**AIM**
In the entries that follow, find the word "script" and report each line it is on.
____________
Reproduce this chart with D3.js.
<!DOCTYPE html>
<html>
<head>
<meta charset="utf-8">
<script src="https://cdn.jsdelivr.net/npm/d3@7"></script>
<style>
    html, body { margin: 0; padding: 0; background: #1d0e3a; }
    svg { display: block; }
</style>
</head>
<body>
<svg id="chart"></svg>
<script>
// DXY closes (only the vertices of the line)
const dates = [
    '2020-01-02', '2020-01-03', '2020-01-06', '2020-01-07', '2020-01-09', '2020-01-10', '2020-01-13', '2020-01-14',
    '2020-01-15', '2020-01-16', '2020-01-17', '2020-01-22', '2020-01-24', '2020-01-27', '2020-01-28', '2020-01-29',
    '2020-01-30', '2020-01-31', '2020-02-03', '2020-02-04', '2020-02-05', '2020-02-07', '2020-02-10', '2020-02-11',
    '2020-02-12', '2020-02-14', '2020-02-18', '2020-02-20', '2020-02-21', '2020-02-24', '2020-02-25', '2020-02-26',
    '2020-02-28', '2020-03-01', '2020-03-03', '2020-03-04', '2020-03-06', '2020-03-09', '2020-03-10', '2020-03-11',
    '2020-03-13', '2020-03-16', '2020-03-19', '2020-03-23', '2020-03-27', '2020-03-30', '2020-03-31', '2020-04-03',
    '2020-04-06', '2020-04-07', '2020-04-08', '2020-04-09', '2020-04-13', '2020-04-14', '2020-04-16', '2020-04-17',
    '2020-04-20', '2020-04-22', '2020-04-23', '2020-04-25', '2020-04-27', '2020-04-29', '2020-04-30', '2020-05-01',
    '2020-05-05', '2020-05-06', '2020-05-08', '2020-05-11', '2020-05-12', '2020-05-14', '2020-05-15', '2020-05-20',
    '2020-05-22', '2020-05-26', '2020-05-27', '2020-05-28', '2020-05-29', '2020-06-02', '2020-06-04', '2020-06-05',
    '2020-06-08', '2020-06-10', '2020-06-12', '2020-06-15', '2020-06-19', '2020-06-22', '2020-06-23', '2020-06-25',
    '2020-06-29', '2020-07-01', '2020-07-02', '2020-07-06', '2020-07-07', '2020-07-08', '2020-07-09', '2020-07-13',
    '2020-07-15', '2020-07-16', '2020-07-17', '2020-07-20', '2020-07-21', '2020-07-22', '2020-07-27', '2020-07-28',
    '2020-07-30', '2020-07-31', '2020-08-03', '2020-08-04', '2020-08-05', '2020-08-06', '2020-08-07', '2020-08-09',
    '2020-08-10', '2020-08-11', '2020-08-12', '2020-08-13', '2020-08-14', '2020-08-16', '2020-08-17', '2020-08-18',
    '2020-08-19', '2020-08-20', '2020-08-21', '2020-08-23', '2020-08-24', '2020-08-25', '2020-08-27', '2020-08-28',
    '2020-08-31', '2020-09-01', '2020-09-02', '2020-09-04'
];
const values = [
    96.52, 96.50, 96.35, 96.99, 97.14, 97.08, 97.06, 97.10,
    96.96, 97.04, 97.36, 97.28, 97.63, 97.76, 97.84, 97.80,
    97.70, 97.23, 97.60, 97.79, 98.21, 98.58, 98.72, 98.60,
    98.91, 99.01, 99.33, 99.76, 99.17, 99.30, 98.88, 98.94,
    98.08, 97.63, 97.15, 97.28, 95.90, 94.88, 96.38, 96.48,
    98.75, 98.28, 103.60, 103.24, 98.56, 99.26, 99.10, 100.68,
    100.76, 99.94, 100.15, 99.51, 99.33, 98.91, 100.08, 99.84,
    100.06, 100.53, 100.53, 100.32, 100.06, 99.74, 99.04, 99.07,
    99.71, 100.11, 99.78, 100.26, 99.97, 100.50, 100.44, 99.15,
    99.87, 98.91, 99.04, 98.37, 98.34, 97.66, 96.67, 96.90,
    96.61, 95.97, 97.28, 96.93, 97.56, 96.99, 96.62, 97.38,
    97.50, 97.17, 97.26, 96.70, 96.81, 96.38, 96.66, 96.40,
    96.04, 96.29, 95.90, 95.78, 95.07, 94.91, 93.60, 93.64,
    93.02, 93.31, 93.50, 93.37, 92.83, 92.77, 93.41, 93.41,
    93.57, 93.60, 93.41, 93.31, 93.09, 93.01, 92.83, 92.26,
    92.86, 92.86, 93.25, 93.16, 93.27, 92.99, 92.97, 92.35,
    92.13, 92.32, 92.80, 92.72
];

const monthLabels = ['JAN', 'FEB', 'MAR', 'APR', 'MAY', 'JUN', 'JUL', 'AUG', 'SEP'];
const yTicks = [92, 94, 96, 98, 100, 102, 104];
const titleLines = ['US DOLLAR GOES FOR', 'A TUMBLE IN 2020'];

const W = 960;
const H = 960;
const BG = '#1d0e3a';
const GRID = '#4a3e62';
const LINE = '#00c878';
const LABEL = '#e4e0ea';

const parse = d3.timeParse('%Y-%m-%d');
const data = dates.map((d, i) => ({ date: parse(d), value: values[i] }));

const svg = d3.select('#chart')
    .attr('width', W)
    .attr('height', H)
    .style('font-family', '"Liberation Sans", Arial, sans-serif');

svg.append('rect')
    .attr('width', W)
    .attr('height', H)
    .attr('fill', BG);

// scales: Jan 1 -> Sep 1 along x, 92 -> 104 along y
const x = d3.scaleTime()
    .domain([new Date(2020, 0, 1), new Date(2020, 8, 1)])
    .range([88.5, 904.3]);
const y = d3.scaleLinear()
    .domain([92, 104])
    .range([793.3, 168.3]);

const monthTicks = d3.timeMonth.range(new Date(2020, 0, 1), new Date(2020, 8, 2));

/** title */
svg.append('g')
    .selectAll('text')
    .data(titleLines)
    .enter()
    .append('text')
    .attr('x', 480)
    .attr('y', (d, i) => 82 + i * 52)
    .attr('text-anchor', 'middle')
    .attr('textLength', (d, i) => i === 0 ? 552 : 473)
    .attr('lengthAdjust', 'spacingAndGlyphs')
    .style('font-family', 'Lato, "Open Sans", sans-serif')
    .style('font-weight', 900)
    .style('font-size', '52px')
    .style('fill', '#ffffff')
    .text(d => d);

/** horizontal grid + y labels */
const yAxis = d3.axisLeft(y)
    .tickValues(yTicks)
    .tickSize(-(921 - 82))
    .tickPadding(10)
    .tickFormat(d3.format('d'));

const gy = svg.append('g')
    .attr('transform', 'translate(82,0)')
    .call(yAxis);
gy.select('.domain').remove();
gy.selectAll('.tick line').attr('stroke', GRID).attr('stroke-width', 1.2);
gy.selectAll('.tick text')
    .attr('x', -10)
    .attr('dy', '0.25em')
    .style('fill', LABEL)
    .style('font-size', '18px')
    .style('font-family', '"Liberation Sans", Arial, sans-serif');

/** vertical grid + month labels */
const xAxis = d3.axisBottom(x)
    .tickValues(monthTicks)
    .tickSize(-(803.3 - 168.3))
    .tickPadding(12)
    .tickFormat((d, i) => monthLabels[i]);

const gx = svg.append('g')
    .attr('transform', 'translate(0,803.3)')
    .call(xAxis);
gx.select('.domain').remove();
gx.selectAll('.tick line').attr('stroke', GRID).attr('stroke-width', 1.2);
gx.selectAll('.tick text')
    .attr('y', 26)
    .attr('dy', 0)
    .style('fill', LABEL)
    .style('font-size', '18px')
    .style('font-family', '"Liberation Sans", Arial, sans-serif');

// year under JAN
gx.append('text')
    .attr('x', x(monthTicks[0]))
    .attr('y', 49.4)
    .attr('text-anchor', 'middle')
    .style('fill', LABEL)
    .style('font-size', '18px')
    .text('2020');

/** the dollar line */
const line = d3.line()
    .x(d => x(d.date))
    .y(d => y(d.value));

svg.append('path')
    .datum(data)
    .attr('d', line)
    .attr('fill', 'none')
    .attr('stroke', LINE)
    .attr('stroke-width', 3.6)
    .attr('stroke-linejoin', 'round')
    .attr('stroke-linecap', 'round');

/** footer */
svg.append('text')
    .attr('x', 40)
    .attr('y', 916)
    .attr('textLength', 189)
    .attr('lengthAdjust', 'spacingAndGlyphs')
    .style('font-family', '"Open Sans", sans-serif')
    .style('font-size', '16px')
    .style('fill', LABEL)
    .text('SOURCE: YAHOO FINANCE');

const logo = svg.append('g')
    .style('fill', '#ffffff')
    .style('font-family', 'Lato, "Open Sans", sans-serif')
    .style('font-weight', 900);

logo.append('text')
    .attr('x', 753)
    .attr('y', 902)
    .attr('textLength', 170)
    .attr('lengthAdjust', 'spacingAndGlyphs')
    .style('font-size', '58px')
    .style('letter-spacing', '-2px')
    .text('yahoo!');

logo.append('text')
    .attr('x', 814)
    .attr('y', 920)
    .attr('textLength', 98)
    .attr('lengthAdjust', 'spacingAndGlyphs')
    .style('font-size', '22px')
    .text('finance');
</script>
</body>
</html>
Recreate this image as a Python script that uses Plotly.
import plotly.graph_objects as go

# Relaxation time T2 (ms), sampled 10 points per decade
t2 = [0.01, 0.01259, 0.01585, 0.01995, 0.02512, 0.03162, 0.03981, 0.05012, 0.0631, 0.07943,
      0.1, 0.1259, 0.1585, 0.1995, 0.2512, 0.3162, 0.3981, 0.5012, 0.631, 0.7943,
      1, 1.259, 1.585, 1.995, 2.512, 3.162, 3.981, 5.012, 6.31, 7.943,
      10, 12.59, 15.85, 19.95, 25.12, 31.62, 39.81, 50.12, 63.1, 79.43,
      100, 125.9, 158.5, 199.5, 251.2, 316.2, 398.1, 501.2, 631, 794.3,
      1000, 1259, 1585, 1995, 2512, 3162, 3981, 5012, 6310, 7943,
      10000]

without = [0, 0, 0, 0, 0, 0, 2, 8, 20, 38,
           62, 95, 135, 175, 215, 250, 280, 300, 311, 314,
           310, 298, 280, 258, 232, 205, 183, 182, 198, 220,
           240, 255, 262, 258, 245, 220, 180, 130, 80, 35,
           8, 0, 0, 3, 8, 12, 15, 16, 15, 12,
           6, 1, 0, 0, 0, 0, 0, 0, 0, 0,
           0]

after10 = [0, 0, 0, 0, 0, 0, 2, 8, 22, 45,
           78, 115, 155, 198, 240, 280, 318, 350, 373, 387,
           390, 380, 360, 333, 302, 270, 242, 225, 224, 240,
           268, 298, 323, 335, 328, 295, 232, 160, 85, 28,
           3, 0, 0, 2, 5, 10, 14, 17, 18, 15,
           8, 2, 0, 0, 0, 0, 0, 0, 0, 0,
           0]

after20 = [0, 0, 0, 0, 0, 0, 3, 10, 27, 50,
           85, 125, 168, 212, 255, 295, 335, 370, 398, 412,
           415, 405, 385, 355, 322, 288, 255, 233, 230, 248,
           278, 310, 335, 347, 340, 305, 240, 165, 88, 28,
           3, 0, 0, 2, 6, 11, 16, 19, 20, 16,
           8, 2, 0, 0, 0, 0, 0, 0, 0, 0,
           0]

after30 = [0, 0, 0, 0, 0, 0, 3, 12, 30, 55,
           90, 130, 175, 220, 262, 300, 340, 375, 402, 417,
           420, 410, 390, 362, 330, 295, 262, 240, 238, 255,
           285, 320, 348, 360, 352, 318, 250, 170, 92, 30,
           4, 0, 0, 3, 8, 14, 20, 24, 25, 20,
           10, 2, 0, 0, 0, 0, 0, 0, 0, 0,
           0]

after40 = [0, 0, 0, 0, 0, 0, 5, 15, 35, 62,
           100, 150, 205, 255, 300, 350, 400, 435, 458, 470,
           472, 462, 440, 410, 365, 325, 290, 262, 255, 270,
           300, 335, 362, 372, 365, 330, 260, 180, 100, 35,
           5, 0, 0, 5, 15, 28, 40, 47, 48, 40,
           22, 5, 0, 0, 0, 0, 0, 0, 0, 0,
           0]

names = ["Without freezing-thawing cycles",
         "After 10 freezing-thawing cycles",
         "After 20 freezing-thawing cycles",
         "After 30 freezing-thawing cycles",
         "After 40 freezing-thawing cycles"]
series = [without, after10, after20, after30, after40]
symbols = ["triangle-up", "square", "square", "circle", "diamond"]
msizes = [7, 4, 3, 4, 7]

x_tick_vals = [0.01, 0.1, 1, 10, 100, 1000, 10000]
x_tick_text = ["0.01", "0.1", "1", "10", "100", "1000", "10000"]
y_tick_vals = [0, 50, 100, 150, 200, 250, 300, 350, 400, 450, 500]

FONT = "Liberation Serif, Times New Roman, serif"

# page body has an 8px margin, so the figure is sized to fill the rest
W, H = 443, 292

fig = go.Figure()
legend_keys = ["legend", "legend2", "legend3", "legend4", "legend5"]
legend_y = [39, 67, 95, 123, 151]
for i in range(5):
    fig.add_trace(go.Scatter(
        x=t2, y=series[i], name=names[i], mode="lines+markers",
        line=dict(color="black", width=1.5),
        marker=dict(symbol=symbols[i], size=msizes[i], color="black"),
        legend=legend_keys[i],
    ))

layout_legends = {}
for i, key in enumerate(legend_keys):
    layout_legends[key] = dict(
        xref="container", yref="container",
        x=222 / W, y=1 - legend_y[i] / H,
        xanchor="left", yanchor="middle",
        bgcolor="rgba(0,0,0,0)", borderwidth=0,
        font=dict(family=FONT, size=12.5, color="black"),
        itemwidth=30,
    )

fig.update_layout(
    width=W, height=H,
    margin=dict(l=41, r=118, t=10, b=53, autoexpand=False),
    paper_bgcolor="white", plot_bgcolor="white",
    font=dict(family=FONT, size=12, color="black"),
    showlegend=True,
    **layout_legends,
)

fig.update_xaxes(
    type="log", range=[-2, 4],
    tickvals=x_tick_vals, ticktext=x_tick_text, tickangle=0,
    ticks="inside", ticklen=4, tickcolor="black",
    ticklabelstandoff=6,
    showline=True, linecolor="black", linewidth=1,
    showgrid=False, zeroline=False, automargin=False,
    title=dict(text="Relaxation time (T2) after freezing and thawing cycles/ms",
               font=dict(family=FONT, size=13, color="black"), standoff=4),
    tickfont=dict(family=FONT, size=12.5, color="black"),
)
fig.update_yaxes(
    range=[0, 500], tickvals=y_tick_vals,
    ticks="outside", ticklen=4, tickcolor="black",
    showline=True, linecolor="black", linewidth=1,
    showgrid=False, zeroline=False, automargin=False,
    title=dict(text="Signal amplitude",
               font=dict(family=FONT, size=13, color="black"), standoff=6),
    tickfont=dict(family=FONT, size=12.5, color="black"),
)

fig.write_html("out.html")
____________
**COMPLETE RESPONSE**
<script src="https://cdn.jsdelivr.net/npm/d3@7"></script>
<script>
</script>
Recreate this image as a Python script that uses Plotly.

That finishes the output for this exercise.